Rows from a dataset of charts and code:
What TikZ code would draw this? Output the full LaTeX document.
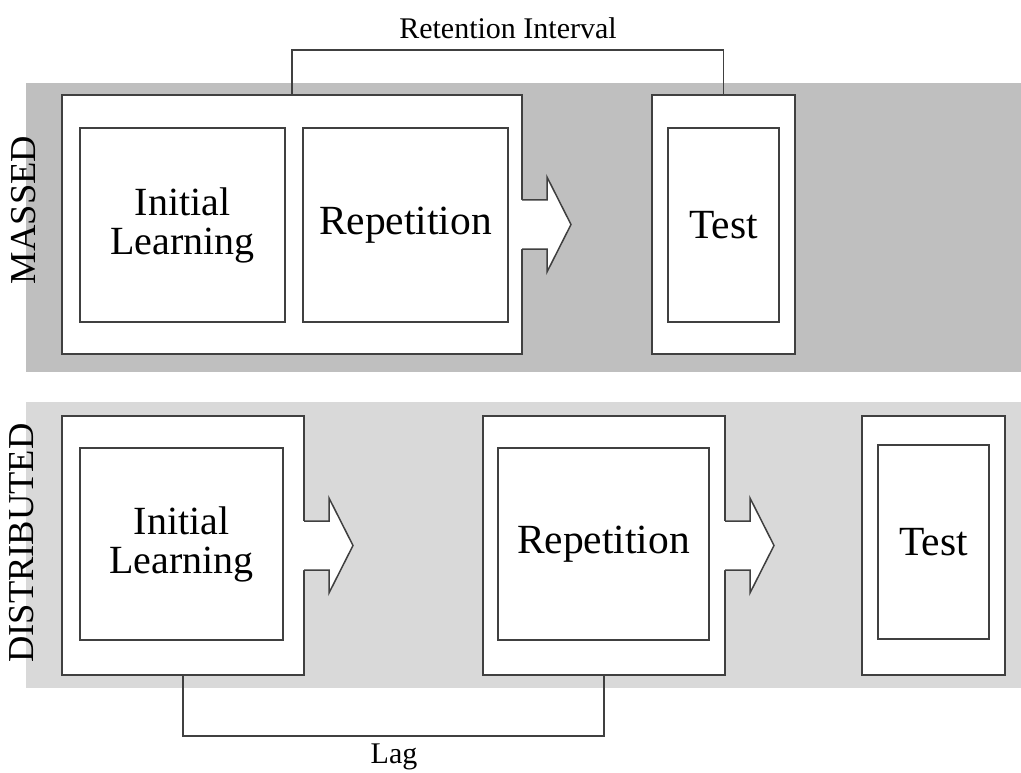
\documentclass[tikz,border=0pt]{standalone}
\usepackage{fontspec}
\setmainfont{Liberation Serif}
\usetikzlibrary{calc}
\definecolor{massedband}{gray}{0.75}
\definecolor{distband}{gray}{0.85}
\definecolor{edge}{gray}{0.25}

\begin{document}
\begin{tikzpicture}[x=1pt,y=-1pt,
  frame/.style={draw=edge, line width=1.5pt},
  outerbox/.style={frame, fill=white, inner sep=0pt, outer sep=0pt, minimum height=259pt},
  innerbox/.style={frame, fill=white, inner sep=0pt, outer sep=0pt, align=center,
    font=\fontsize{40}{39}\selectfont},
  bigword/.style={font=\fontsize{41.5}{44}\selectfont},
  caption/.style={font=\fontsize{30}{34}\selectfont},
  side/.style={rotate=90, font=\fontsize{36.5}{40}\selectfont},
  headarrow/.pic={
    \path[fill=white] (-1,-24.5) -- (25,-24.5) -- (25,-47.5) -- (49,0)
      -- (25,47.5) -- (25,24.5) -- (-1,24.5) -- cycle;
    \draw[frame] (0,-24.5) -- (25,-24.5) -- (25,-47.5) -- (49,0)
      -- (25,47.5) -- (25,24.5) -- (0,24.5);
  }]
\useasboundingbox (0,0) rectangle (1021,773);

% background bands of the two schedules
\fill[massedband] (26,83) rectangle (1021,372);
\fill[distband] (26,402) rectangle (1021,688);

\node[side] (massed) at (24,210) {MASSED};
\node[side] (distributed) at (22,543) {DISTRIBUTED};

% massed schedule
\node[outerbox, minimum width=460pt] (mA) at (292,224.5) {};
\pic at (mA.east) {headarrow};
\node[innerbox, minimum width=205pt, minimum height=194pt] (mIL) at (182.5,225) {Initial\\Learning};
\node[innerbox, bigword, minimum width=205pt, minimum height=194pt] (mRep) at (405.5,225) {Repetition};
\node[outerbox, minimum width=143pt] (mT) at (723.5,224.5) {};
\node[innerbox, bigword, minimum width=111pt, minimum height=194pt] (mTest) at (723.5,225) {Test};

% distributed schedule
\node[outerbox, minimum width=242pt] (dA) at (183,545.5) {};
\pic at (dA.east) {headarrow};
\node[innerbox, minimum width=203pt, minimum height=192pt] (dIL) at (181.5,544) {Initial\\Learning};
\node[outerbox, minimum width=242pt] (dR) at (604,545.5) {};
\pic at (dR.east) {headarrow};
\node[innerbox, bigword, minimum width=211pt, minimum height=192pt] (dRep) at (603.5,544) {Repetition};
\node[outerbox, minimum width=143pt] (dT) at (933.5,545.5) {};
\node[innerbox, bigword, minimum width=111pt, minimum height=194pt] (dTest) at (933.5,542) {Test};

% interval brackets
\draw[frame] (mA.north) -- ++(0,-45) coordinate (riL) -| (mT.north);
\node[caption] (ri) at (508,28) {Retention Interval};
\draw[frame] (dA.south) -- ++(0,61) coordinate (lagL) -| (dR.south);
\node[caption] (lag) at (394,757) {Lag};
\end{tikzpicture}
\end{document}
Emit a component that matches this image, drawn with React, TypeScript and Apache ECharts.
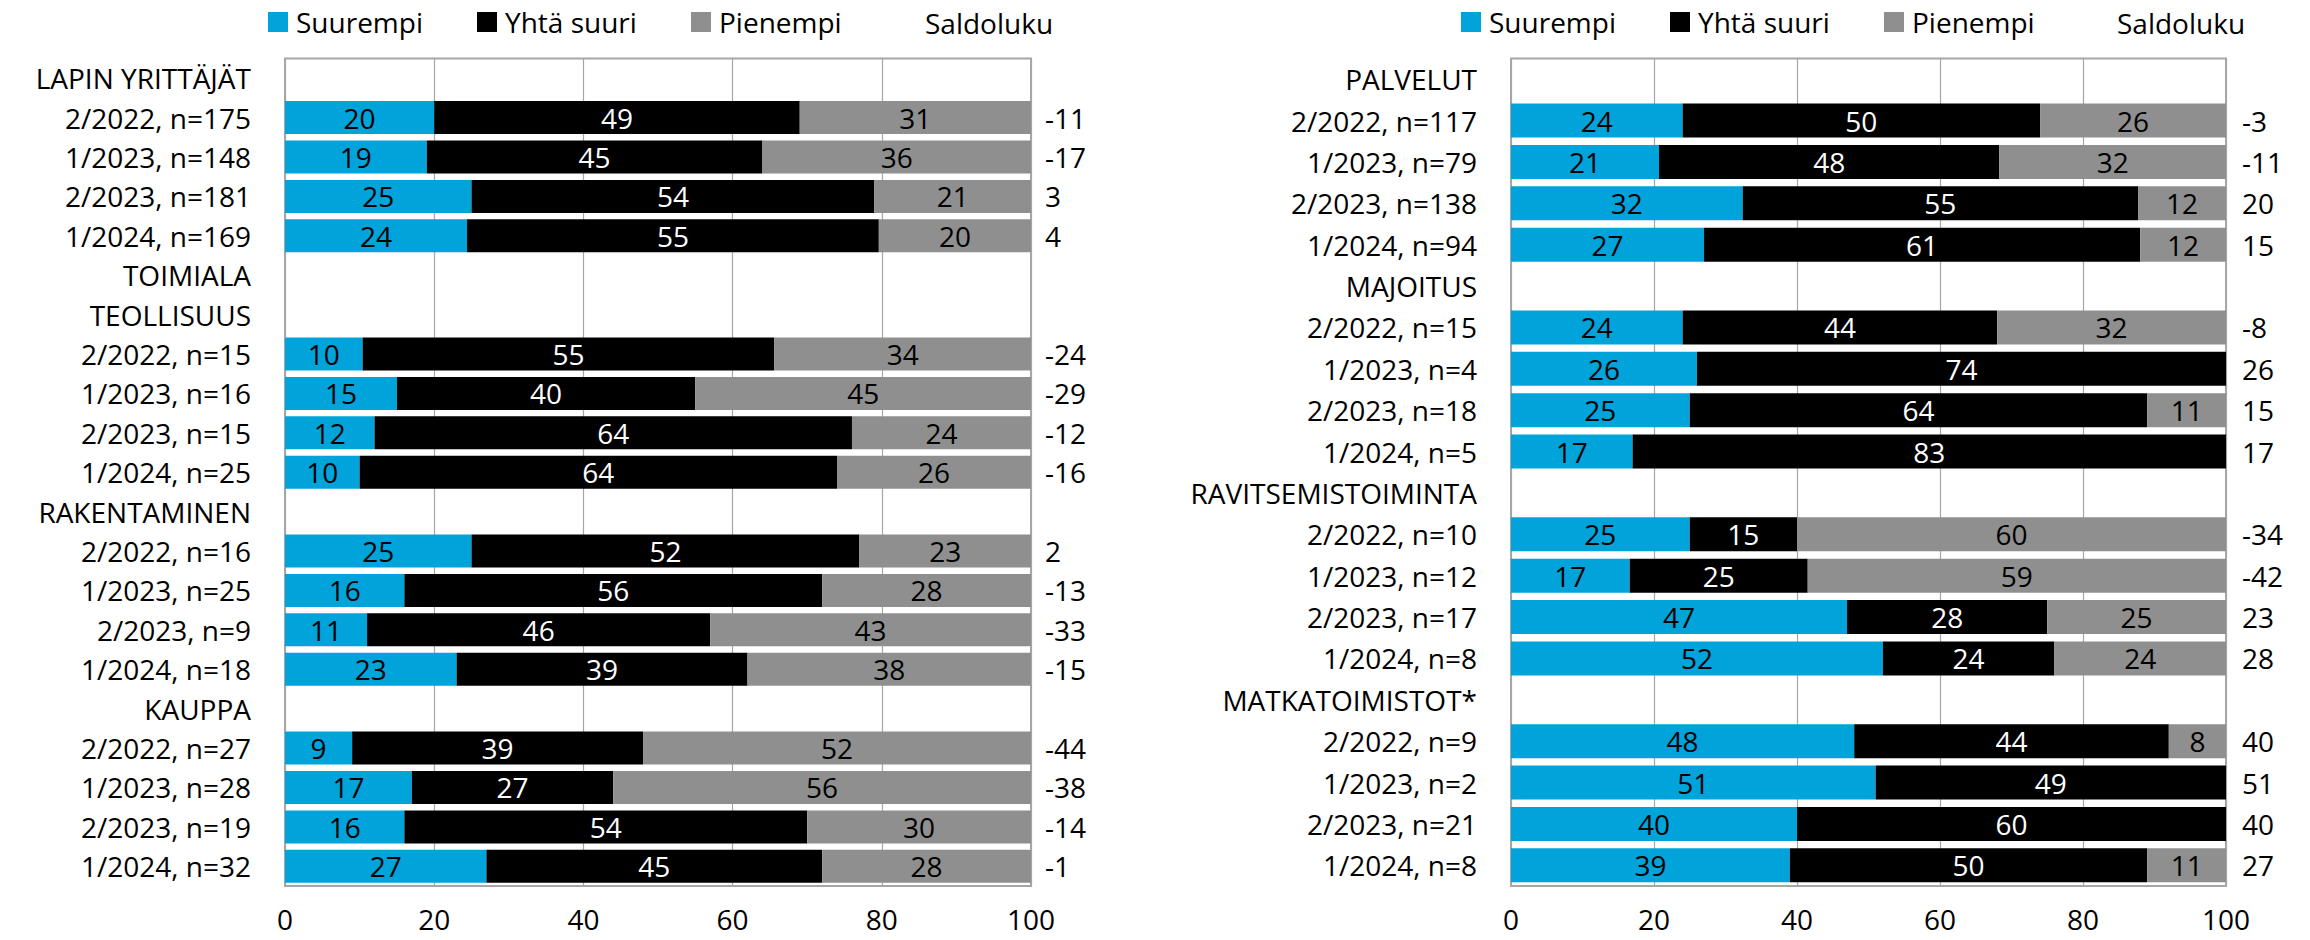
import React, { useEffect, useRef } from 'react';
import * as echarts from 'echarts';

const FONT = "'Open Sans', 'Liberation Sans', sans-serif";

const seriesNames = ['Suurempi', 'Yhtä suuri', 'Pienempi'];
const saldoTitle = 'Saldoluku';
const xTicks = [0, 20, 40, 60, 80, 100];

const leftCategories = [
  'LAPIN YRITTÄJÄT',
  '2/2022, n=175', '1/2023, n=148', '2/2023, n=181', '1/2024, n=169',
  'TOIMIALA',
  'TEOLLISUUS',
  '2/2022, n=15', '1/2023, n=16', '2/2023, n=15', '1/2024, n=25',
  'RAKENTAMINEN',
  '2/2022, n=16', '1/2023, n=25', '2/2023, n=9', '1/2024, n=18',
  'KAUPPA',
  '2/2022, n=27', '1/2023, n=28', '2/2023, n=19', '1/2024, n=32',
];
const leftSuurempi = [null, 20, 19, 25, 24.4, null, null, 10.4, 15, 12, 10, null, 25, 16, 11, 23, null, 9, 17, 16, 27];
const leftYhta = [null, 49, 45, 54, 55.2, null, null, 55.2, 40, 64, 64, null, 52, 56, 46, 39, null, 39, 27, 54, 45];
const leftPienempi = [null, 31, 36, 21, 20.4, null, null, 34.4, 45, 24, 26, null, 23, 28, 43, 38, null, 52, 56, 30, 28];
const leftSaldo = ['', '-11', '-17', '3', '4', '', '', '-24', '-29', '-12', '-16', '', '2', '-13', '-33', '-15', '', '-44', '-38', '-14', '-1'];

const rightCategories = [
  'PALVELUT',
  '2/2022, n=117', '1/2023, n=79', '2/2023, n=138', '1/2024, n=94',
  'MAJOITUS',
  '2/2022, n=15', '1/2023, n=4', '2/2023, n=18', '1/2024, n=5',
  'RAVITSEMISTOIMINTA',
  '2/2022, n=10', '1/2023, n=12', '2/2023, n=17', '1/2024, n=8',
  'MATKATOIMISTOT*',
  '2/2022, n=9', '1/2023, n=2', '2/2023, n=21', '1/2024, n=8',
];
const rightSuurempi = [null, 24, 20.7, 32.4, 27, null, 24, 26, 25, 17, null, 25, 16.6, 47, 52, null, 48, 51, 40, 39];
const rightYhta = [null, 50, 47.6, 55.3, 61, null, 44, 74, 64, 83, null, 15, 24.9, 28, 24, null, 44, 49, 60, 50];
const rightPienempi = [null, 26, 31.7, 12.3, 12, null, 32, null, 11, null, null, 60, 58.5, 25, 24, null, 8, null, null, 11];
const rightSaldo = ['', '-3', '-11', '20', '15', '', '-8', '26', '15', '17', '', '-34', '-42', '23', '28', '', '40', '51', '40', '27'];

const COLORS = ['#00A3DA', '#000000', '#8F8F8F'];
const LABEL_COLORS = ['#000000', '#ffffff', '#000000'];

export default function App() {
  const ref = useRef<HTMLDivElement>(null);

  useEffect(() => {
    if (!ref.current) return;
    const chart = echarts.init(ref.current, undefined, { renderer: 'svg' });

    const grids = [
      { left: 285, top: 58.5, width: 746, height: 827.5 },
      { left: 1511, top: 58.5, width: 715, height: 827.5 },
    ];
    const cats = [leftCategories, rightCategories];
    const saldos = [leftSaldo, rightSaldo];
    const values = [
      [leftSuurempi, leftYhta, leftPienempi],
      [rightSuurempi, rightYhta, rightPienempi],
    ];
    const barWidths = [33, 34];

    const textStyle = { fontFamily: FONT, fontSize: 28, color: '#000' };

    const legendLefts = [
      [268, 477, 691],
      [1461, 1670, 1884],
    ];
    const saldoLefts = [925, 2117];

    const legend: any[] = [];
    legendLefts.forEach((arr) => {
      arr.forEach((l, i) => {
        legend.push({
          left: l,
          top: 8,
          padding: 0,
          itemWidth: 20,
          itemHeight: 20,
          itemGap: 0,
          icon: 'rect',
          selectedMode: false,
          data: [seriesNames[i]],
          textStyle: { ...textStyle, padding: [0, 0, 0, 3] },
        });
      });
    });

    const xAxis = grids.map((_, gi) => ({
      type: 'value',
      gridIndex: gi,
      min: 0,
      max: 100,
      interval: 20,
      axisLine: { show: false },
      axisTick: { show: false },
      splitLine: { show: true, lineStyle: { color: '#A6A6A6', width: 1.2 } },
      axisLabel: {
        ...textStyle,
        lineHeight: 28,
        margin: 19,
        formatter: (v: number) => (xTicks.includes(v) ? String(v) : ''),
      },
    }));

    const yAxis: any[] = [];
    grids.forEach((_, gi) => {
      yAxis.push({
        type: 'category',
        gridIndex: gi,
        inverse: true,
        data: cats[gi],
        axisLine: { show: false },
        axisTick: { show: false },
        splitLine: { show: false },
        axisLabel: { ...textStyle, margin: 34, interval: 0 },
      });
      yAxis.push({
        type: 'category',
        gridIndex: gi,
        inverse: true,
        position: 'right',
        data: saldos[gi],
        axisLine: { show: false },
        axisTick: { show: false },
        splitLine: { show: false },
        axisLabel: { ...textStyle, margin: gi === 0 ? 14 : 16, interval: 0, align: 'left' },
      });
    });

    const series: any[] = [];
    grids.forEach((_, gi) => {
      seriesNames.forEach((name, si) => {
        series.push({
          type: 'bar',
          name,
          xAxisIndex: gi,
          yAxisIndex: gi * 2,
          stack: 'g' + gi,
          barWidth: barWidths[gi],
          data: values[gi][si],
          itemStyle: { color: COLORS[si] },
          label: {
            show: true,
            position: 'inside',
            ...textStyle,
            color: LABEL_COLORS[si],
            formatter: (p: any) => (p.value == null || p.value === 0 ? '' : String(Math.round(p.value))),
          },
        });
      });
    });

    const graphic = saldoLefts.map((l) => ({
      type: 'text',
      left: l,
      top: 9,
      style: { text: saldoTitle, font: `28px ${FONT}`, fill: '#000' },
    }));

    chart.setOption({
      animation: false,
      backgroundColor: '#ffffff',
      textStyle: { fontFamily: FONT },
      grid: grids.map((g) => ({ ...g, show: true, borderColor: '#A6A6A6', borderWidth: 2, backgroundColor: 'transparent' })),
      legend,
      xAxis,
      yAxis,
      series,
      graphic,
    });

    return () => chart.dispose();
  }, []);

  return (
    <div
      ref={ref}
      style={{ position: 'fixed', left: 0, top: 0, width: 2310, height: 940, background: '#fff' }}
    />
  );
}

▶ **Directions for this task**:
Return every line of the preceding records in which the word "React" appears.

▶ **In response**:
Emit a component that matches this image, drawn with React, TypeScript and Apache ECharts.
import React, { useEffect, useRef } from 'react';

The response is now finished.